There's a sequence in there that Jason actually came up with on the spot, which I'm not going to give away, but it works so beautifully and speaks so much to Ben's character into what's happening in front of him. I have no idea how he came up with that, but that's like working with Jason and Carol. They were just always like-- they bounce ideas off each other and off of just the whole film set, and it creates this energy that you can't simply write. It comes out of the pages, sure, then it's in front of you, and it's much greater than you could ever have imagined.
Alison Stewart: Carol, there's so much of the movie. It sounds like it's very serious, but it's very, very funny, and it has real heart to it. How did you think about the balance between the humor and the awkwardness?
Carol Kane: Oh, I didn't think about that. I couldn't think about that. I just had to try and be me. Me, Carla. I can't think about that's more of a directorial, probably notion of the balance. Let's just say I couldn't think about it. My brains, between my temples, is nothing that big. What I want to say briefly is so unusual as a director in a million different ways. One way that you just heard is that he's so generous and he does not need to take full credit for everything, which sometimes built into the director's psyche, I would say. My movie, I did this. Nathan is always in the best possible way, passing the buck.
Alison Stewart: That's a lovely compliment.
Carol Kane: In the best possible way.
Alison Stewart: Let me ask you about the balancing between the humor and the awkwardness or the discomfort.

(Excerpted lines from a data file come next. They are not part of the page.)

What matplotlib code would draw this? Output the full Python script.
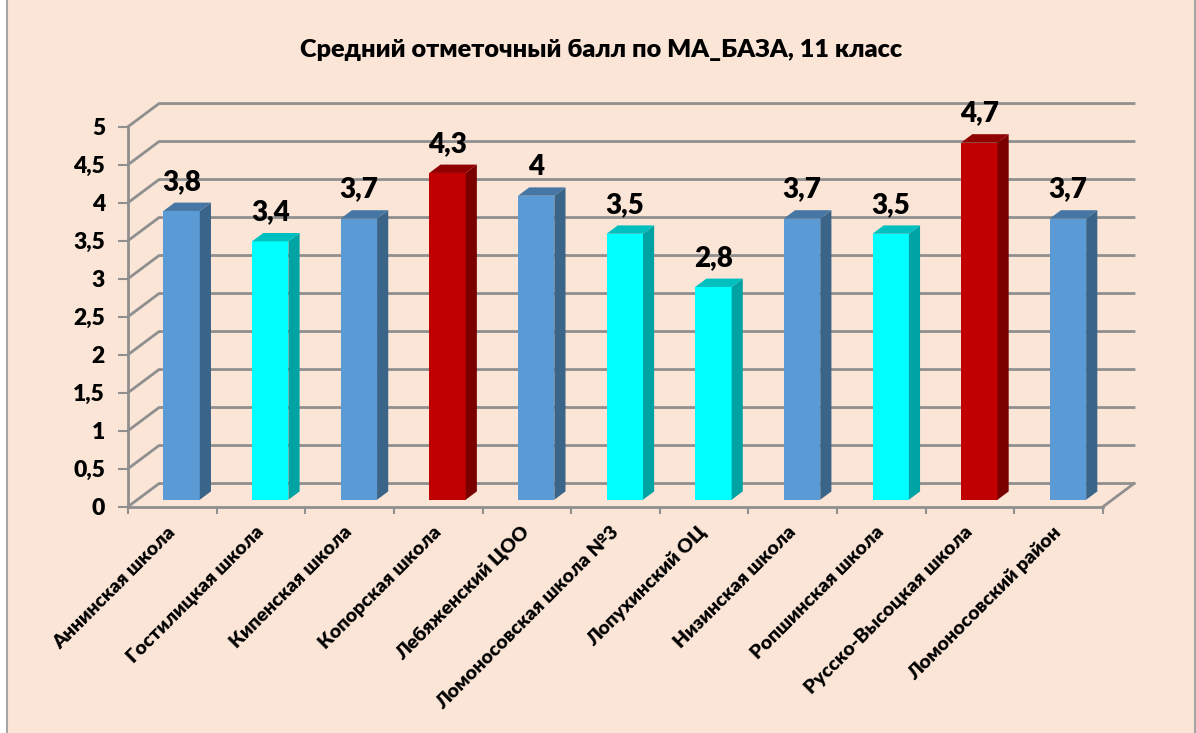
"""
Mean grade per school, drawn as Excel style pseudo-3D columns.
"""
import matplotlib
matplotlib.use("Agg")
import matplotlib.pyplot as plt
from matplotlib.patches import Polygon, Rectangle
from matplotlib.transforms import Affine2D

plt.rcParams["font.family"] = ["Lato", "Open Sans", "DejaVu Sans"]
plt.rcParams["font.weight"] = 800

TITLE = "Средний отметочный балл по МА_БАЗА, 11 класс"
schools = [
    "Аннинская школа", "Гостилицкая школа", "Кипенская школа", "Копорская школа",
    "Лебяженский ЦОО", "Ломоносовская школа №3", "Лопухинский ОЦ", "Низинская школа",
    "Ропшинская школа", "Русско-Высоцкая школа", "Ломоносовский район",
]
values = [3.8, 3.4, 3.7, 4.3, 4.0, 3.5, 2.8, 3.7, 3.5, 4.7, 3.7]
value_labels = ["3,8", "3,4", "3,7", "4,3", "4", "3,5", "2,8", "3,7", "3,5", "4,7", "3,7"]
groups = ["b", "c", "b", "r", "b", "c", "c", "b", "c", "r", "b"]
y_ticks = [0, 0.5, 1, 1.5, 2, 2.5, 3, 3.5, 4, 4.5, 5]
y_tick_labels = ["0", "0,5", "1", "1,5", "2", "2,5", "3", "3,5", "4", "4,5", "5"]

# front, top, side colours for each group
FACES = {
    "b": ("#5b9bd5", "#4676a3", "#3b6489"),
    "c": ("#00ffff", "#00bfbf", "#00a3a3"),
    "r": ("#c00000", "#900000", "#7a0000"),
}
BG = "#fbe5d6"
GRID = "#8f8f8f"
W, H = 1196, 733

# depth of the chart box, in data units
DX, DY = 0.35, 0.305
BAR_W = 0.41
BAR_D0, BAR_D1 = 0.3, 0.66


def main():
    fig = plt.figure(figsize=(W / 100, H / 100), dpi=100, facecolor="white")
    fig.add_artist(Rectangle((6.5 / W, -0.01), (1195 - 6.5) / W, 1.02, transform=fig.transFigure,
                             facecolor=BG, edgecolor="#a6a6a6", linewidth=1.5, zorder=-1))

    ax = fig.add_axes([128 / W, 1 - 506.7 / H, (1103 - 128) / W, 380 / H])
    ax.patch.set_visible(False)
    ax.set_xlim(0, len(schools))
    ax.set_ylim(0, 5)

    # walls: each gridline runs up the side wall and along the back wall
    n = len(schools)
    for v in y_ticks:
        ax.plot([0, DX, n + DX], [v, v + DY, v + DY], color=GRID, lw=2, clip_on=False, zorder=1,
                solid_joinstyle="miter")
    ax.plot([n, n + DX], [0, DY], color=GRID, lw=2, clip_on=False, zorder=1)

    for i, (v, g) in enumerate(zip(values, groups)):
        front, top, side = FACES[g]
        x0 = i + 0.5 - BAR_W / 2 + BAR_D0 * DX
        x1 = x0 + BAR_W
        y0 = BAR_D0 * DY
        d = (BAR_D1 - BAR_D0)
        ax.bar(x0, v, width=BAR_W, bottom=y0, align="edge", color=front, zorder=3, clip_on=False)
        ax.add_patch(Polygon([(x1, y0), (x1 + d * DX, y0 + d * DY), (x1 + d * DX, y0 + d * DY + v), (x1, y0 + v)],
                             facecolor=side, edgecolor="none", zorder=3, clip_on=False))
        ax.add_patch(Polygon([(x0, y0 + v), (x0 + d * DX, y0 + v + d * DY), (x1 + d * DX, y0 + v + d * DY), (x1, y0 + v)],
                             facecolor=top, edgecolor="none", zorder=3, clip_on=False))
        ax.annotate(value_labels[i], (x0 + BAR_W / 2, y0 + v), xytext=(0, 29), textcoords="offset pixels",
                    ha="center", va="center", fontsize=20, color="black", zorder=4, annotation_clip=False)

    for name in ("top", "right"):
        ax.spines[name].set_visible(False)
    for name in ("left", "bottom"):
        ax.spines[name].set_color(GRID)
        ax.spines[name].set_linewidth(2)
        ax.spines[name].set_zorder(2)

    ax.set_yticks(y_ticks, y_tick_labels)
    ax.tick_params(axis="y", length=7, width=1.5, color=GRID, labelsize=16.5, pad=9.5)
    ax.set_xticks(range(n + 1), [""] * (n + 1))
    ax.tick_params(axis="x", which="major", length=5, width=1.5, color=GRID)

    # category names sit on minor ticks, between the tick marks
    ax.set_xticks([i + 0.5 for i in range(n)], schools, minor=True)
    ax.tick_params(axis="x", which="minor", length=0, labelsize=14, pad=12)
    for lab in ax.get_xticklabels(minor=True):
        lab.set_rotation(45)
        lab.set_rotation_mode("anchor")
        lab.set_ha("right")
        lab.set_va("top")
        lab.set_transform(lab.get_transform() + Affine2D().translate(-6, 0))

    fig.text(601 / W, 1 - 50 / H, TITLE, ha="center", va="center", fontsize=18.2, color="black")
    fig.savefig("out.png", dpi=100)


if __name__ == "__main__":
    main()
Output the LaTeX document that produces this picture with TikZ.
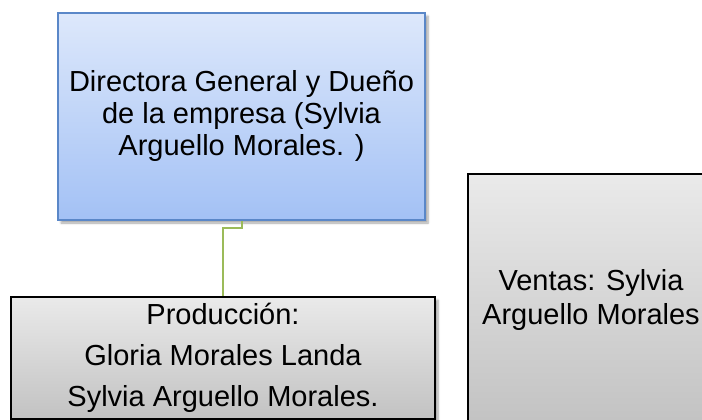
\documentclass[tikz,border=0pt]{standalone}
\usepackage{fontspec}
\setmainfont{Liberation Sans}
\usetikzlibrary{shadows.blur}
\definecolor{bluetop}{HTML}{DDE8FB}
\definecolor{bluebot}{HTML}{A3C1F5}
\definecolor{blueedge}{HTML}{5A87C8}
\definecolor{graytop}{HTML}{EAEAEA}
\definecolor{graybot}{HTML}{C2C2C2}
\definecolor{conn}{HTML}{9BBB59}
\tikzset{
  bluebox/.style={draw=blueedge, line width=1.5pt, top color=bluetop, bottom color=bluebot,
    blur shadow={shadow xshift=3pt, shadow yshift=-3pt, shadow blur steps=6, shadow opacity=35},
    inner sep=0pt, align=center, font=\fontsize{29}{32}\selectfont},
  graybox/.style={draw=black, line width=2pt, top color=graytop, bottom color=graybot,
    blur shadow={shadow xshift=3pt, shadow yshift=-3pt, shadow blur steps=6, shadow opacity=35},
    inner sep=0pt, align=center},
  link/.style={draw=conn, line width=1.5pt}
}
\begin{document}
\begin{tikzpicture}[x=1pt, y=-1pt]
\useasboundingbox (0,0) rectangle (702,420);
\node[bluebox, minimum width=367pt, minimum height=207pt] (dir) at (241.5,116.5)
  {Directora General y Dueño\\de la empresa (Sylvia\\Arguello Morales. )};
\node[graybox, minimum width=424pt, minimum height=122pt, font=\fontsize{29}{41}\selectfont] (prod) at (223,358)
  {Producción:\\Gloria Morales Landa\\Sylvia Arguello Morales.};
\node[graybox, minimum width=246pt, minimum height=252pt, font=\fontsize{29}{34}\selectfont] (ventas) at (591,300)
  {Ventas: Sylvia\\Arguello Morales};
\coordinate (k1) at (242,228);
\coordinate (k2) at (223,228);
\draw[link] (dir.south -| k1) -- (k1) -- (k2) -- (k2 |- prod.north);
\end{tikzpicture}
\end{document}
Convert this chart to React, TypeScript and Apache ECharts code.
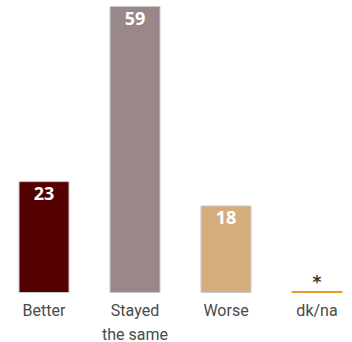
import React, { useEffect, useRef } from "react";
import * as echarts from "echarts";

const categories = ["Better", "Stayed\nthe same", "Worse", "dk/na"];
const values = [23, 59, 18, 0.4];
const labels = ["23", "59", "18", "*"];
const colors = ["#540000", "#9a878a", "#d3ae7c", "#f2962b"];

export default function App() {
  const ref = useRef<HTMLDivElement>(null);
  useEffect(() => {
    if (!ref.current) return;
    const chart = echarts.init(ref.current, null, { renderer: "svg" });
    chart.setOption({
      animation: false,
      grid: { left: -1.5, right: -10.5, top: 6, bottom: 49, containLabel: false, outerBoundsMode: "none" },
      xAxis: {
        type: "category",
        data: categories,
        axisLine: { show: false },
        axisTick: { show: false },
        axisLabel: {
          interval: 0,
          hideOverlap: false,
          color: "#4a4a4a",
          fontSize: 16,
          fontFamily: "Roboto, sans-serif",
          lineHeight: 24,
          margin: 5,
        },
      },
      yAxis: { type: "value", min: 0, max: 59, show: false, splitLine: { show: false } },
      series: [
        {
          type: "bar",
          barWidth: 51,
          data: values.map((v, i) => ({
            value: v,
            itemStyle: {
              color: colors[i],
              borderColor: i === 3 ? colors[i] : "#c9c9c9",
              borderWidth: i === 3 ? 0 : 1,
            },
            label:
              i === 3
                ? {
                    show: true,
                    position: "top",
                    distance: 1,
                    formatter: labels[i],
                    color: "#333",
                    fontSize: 17,
                    fontWeight: "bold",
                    fontFamily: "DejaVu Sans, sans-serif",
                  }
                : {
                    show: true,
                    position: "insideTop",
                    distance: 3,
                    formatter: labels[i],
                    color: "#fff",
                    fontSize: 18,
                    fontWeight: "bold",
                    fontFamily: "Open Sans, sans-serif",
                  },
          })),
        },
      ],
    });
    return () => chart.dispose();
  }, []);
  return <div ref={ref} style={{ width: 352, height: 342, position: "absolute", left: 0, top: 0 }} />;
}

Nathan Silver: I think that's just inherent in the subject matter. Chris and I, when we were working through the treatment, we wanted to cram in every Jewish joke we could think of and try and flip them on. Take these jokes and figure out what we could do with them, how we could pervert them, shift them, change them. Also, at the same time, we were being very mindful of grounding these characters and figuring out who they were. It's basically, how can we ground the comedy in the characters? That was the ideal scenario for us and we just tried to always look-- That was our goal.
Alison Stewart: Jason, this Friday night, people go see the film, they go out, they have coffee, they have a drink. What do you hope they talk about?
Jason Schwartzman: Great question. I hope that they talk about that this is a silly thing, maybe to say. My choice of words is, I don't love the words that I'm using, too late. There's always time to try new things, and that your life is yours to get it how you want it, and that you should just try to do that at all times. Do you know what I mean? In whatever little way you can. That's what I took from the movie, just myself was just like, "No, you can walk there how you'd like to walk there. You can eat what you would like to eat. You can try something new."
That's my takeaway. I think that what I really take away from it is just that the most important thing is it's okay to ask questions, and it's okay to be satisfied with the answer being another question.
Alison Stewart: I have to share this with Carol before we end. Someone called us, one of our listeners called us and said, "If you were just tuning into this segment, you hear Carol Kane talk about her character in the first person, so you think she's talking about herself, which shows you what kind of actor she is and what a delight it's going to be to see this film."
Carol Kane: Oh my God. Well, thank you.
Jason Schwartzman: That's very cool.
Carol Kane: Thank you.
Alison Stewart: Between the Temples opens in theaters this Friday. I've been speaking with Jason Schwartzman, Carol Kane, and Nathan Silver. Thanks a lot. We really appreciate your time.
Carol Kane: Thank you.
Jason Schwartzman: Thank you.
Nathan Silver: Thank you.
Carol Kane: Thank you. So lovely. Thank you.